Set exercise: From the first line of the data below through the line holding "const ambientX = [7.9, 51.5, 95.8]", output each line exactly and leave the pictures out.

Stored data:
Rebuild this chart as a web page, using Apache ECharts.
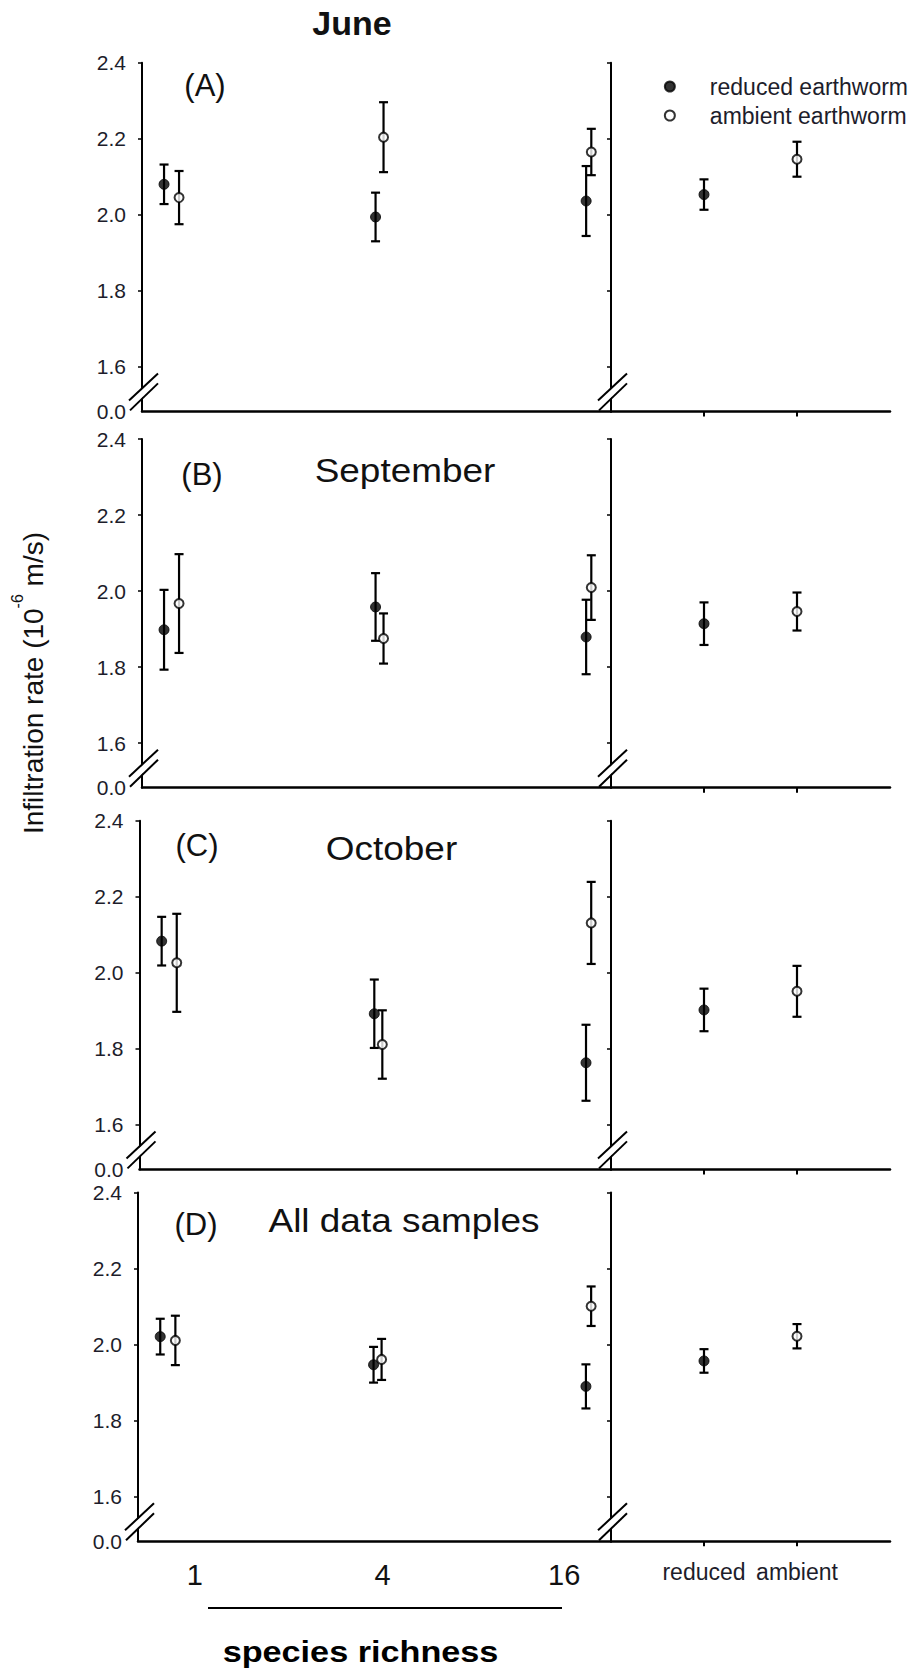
<!DOCTYPE html>
<html>
<head>
<meta charset="utf-8">
<title>Infiltration rate by species richness and earthworm treatment</title>
<script src="https://cdn.jsdelivr.net/npm/echarts@6/dist/echarts.min.js"></script>
<style>
  html, body { margin: 0; padding: 0; background: #fff; }
  #chart { width: 914px; height: 1670px; }
</style>
</head>
<body>
<div id="chart"></div>
<script>
// ---- data ----
const panelLabels = ['(A)', '(B)', '(C)', '(D)']
const panelTitles = ['June', 'September', 'October', 'All data samples']
const richness = ['1', '4', '16']
const richnessTickX = [12, 51.7, 90.1]
const treatments = ['reduced', 'ambient']
const seriesNames = ['reduced earthworm', 'ambient earthworm']

// marker position inside each richness group (left axis runs 0..100)
const reducedX = [4.7, 49.8, 94.7]
const ambientX = [7.9, 51.5, 95.8]

// means and error bar half widths, one row per panel (A..D)
const reducedMean = [
  [2.080, 1.994, 2.036],
  [1.898, 1.958, 1.879],
  [2.083, 1.892, 1.763],
  [2.021, 1.947, 1.890]
]
const reducedErr = [
  [0.052, 0.064, 0.092],
  [0.105, 0.089, 0.098],
  [0.064, 0.090, 0.100],
  [0.047, 0.047, 0.058]
]
const ambientMean = [
  [2.045, 2.204, 2.165],
  [1.967, 1.875, 2.009],
  [2.026, 1.811, 2.131],
  [2.011, 1.961, 2.101]
]
const ambientErr = [
  [0.070, 0.092, 0.061],
  [0.130, 0.066, 0.085],
  [0.129, 0.090, 0.108],
  [0.065, 0.054, 0.052]
]
// pooled over richness (right-hand panels)
const reducedPooled = [2.053, 1.914, 1.902, 1.957]
const reducedPooledErr = [0.040, 0.056, 0.056, 0.031]
const ambientPooled = [2.146, 1.946, 1.951, 2.022]
const ambientPooledErr = [0.046, 0.050, 0.067, 0.032]

const yTicks = [1.6, 1.8, 2.0, 2.2, 2.4]
const yBreakLabel = '0.0'

// ---- layout ----
const FONT = "'Liberation Sans', Arial, sans-serif"
const panelTop = [62.7, 439, 820.7, 1192.6]
const panelLeft = [142, 142, 139.5, 138]
const panelH = 348.7
const splitX = 611
const rightEnd = 890
const Y_MAX = 2.4
const Y_MIN = Y_MAX - panelH / 380 // room for the broken stub down to 0.0

const chart = echarts.init(document.getElementById('chart'), null, { renderer: 'svg' })

const nearest = (arr, v) => arr.reduce((b, a, k) => Math.abs(a - v) < Math.abs(arr[b] - v) ? k : b, 0)

function errorBar(params, api) {
  const x = api.value(0)
  const lo = api.coord([x, api.value(1)])
  const hi = api.coord([x, api.value(2)])
  const style = { stroke: '#000', lineWidth: 2.2 }
  return {
    type: 'group',
    children: [
      { type: 'line', shape: { x1: lo[0], y1: lo[1], x2: hi[0], y2: hi[1] }, style },
      { type: 'line', shape: { x1: hi[0] - 4.5, y1: hi[1], x2: hi[0] + 4.5, y2: hi[1] }, style },
      { type: 'line', shape: { x1: lo[0] - 4.5, y1: lo[1], x2: lo[0] + 4.5, y2: lo[1] }, style }
    ]
  }
}

const markerStyle = [
  { color: '#000', borderColor: '#000', borderWidth: 1 },
  { color: '#fff', borderColor: '#000', borderWidth: 2 }
]
const markerSize = [10, 9]

function breakMark(ax, ay) {
  const line = { stroke: '#000', lineWidth: 2 }
  return [
    { type: 'polygon', z: 100, shape: { points: [[ax - 12, ay - 2], [ax + 16, ay - 29], [ax + 16, ay - 37], [ax - 13, ay - 10]] }, style: { fill: '#fff' } },
    { type: 'line', z: 101, shape: { x1: ax - 12, y1: ay - 1, x2: ax + 16, y2: ay - 28 }, style: line },
    { type: 'line', z: 101, shape: { x1: ax - 13, y1: ay - 11, x2: ax + 16, y2: ay - 38 }, style: line }
  ]
}

const xLine = { show: true, onZero: false, lineStyle: { color: '#000', width: 2.5 } }
const yLine = { show: true, onZero: false, lineStyle: { color: '#000', width: 2 } }
const grid = [], xAxis = [], yAxis = [], series = [], graphic = []

panelTop.forEach((top, i) => {
  const left = panelLeft[i]
  const last = i === panelTop.length - 1
  const gl = 2 * i, gr = 2 * i + 1

  grid.push({ left, top, width: splitX - left, height: panelH })
  grid.push({ left: splitX, top, width: rightEnd - splitX, height: panelH })

  xAxis.push({
    gridIndex: gl, type: 'value', min: 0, max: 100,
    axisLine: xLine, axisTick: { show: false }, splitLine: { show: false },
    axisLabel: {
      show: last, customValues: richnessTickX, margin: 19,
      formatter: v => richness[nearest(richnessTickX, v)],
      fontSize: 29, fontFamily: FONT, color: '#111'
    }
  })
  xAxis.push({
    gridIndex: gr, type: 'value', min: 0, max: 3,
    axisLine: xLine, splitLine: { show: false },
    axisTick: { show: true, customValues: [1, 2], length: 5, lineStyle: { color: '#000', width: 2 } },
    axisLabel: {
      show: last, customValues: [1, 2], margin: 19,
      formatter: v => treatments[Math.round(v) - 1],
      fontSize: 23, fontFamily: FONT, color: '#1d1d2b'
    }
  })
  const yBase = {
    type: 'value', min: Y_MIN, max: Y_MAX,
    axisLine: yLine, splitLine: { show: false },
    axisTick: { show: true, customValues: yTicks, length: 4, lineStyle: { color: '#000', width: 1.5 } }
  }
  yAxis.push(Object.assign({}, yBase, {
    gridIndex: gl,
    axisLabel: {
      customValues: [Y_MIN].concat(yTicks), margin: 16,
      formatter: v => v < 1.55 ? yBreakLabel : v.toFixed(1),
      fontSize: 21, fontFamily: FONT, color: '#1d1d2b'
    }
  }))
  yAxis.push(Object.assign({}, yBase, { gridIndex: gr, axisLabel: { show: false } }))

  const groups = [
    { x: reducedX, mean: reducedMean[i], err: reducedErr[i] },
    { x: ambientX, mean: ambientMean[i], err: ambientErr[i] }
  ]
  groups.forEach((g, t) => {
    series.push({
      type: 'custom', xAxisIndex: gl, yAxisIndex: gl, renderItem: errorBar, z: 2,
      encode: { x: 0, y: [1, 2] },
      data: g.x.map((x, j) => [x, g.mean[j] - g.err[j], g.mean[j] + g.err[j]])
    })
    series.push({
      type: 'scatter', name: seriesNames[t], xAxisIndex: gl, yAxisIndex: gl, z: 3,
      symbol: 'circle', symbolSize: markerSize[t], itemStyle: markerStyle[t],
      data: g.x.map((x, j) => [x, g.mean[j]])
    })
  })

  const pooled = [
    [reducedPooled[i], reducedPooledErr[i]],
    [ambientPooled[i], ambientPooledErr[i]]
  ]
  pooled.forEach(([m, e], t) => {
    series.push({
      type: 'custom', xAxisIndex: gr, yAxisIndex: gr, renderItem: errorBar, z: 2,
      encode: { x: 0, y: [1, 2] },
      data: [[t + 1, m - e, m + e]]
    })
    series.push({
      type: 'scatter', name: seriesNames[t], xAxisIndex: gr, yAxisIndex: gr, z: 3,
      symbol: 'circle', symbolSize: markerSize[t], itemStyle: markerStyle[t],
      data: [[t + 1, m]]
    })
  })

  const bottom = top + panelH
  graphic.push(...breakMark(left, bottom), ...breakMark(splitX, bottom))
})

// panel letters and titles
const letterPos = [[205, 85], [202, 474], [197, 845], [196, 1224]]
letterPos.forEach(([x, y], i) => {
  graphic.push({
    type: 'text', x, y, z: 100,
    style: { text: panelLabels[i], fontSize: 31, fontFamily: FONT, fill: '#111', align: 'center', verticalAlign: 'middle' }
  })
})
graphic.push({
  type: 'text', x: 352, y: 23, z: 100,
  style: { text: panelTitles[0], fontSize: 34, fontWeight: 'bold', fontFamily: FONT, fill: '#111', align: 'center', verticalAlign: 'middle' }
})
const titlePos = [null, [405, 470.6], [391.5, 848.6], [404, 1220]]
titlePos.forEach((p, i) => {
  if (!p) return
  graphic.push({
    type: 'text', x: p[0], y: p[1], scaleX: 1.12, z: 100,
    style: { text: panelTitles[i], fontSize: 33, fontFamily: FONT, fill: '#111', align: 'center', verticalAlign: 'middle' }
  })
})

// y axis title, shared by all panels
graphic.push({
  type: 'text', x: 28, y: 683, rotation: Math.PI / 2, z: 100,
  style: {
    text: '{a|Infiltration rate (10}{s|-6}{a| m/s)}',
    fill: '#111', align: 'center', verticalAlign: 'middle',
    rich: {
      a: { fontSize: 28, fontFamily: FONT, lineHeight: 38, verticalAlign: 'bottom' },
      s: { fontSize: 16, fontFamily: FONT, verticalAlign: 'top' }
    }
  }
})

// species richness bracket
graphic.push({
  type: 'line', z: 100,
  shape: { x1: 208, y1: 1608, x2: 562, y2: 1608 },
  style: { stroke: '#000', lineWidth: 2 }
})
graphic.push({
  type: 'text', x: 360.5, y: 1651.5, scaleX: 1.18, z: 100,
  style: { text: 'species richness', fontSize: 29, fontWeight: 'bold', fontFamily: FONT, fill: '#000', align: 'center', verticalAlign: 'middle' }
})

chart.setOption({
  backgroundColor: '#fff',
  animation: false,
  legend: {
    data: seriesNames,
    orient: 'vertical',
    right: 1, top: 70,
    itemWidth: 70, itemHeight: 10, itemGap: 6,
    textStyle: { fontSize: 23, fontFamily: FONT, color: '#1d1d2b' }
  },
  grid, xAxis, yAxis, series, graphic
})

window.addEventListener('resize', () => chart.resize())
</script>
</body>
</html>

Solution to the problem:
Rebuild this chart as a web page, using Apache ECharts.
<!DOCTYPE html>
<html>
<head>
<meta charset="utf-8">
<title>Infiltration rate by species richness and earthworm treatment</title>
<script src="https://cdn.jsdelivr.net/npm/echarts@6/dist/echarts.min.js"></script>
<style>
  html, body { margin: 0; padding: 0; background: #fff; }
  #chart { width: 914px; height: 1670px; }
</style>
</head>
<body>
<div id="chart"></div>
<script>
// ---- data ----
const panelLabels = ['(A)', '(B)', '(C)', '(D)']
const panelTitles = ['June', 'September', 'October', 'All data samples']
const richness = ['1', '4', '16']
const richnessTickX = [12, 51.7, 90.1]
const treatments = ['reduced', 'ambient']
const seriesNames = ['reduced earthworm', 'ambient earthworm']

// marker position inside each richness group (left axis runs 0..100)
const reducedX = [4.7, 49.8, 94.7]
const ambientX = [7.9, 51.5, 95.8]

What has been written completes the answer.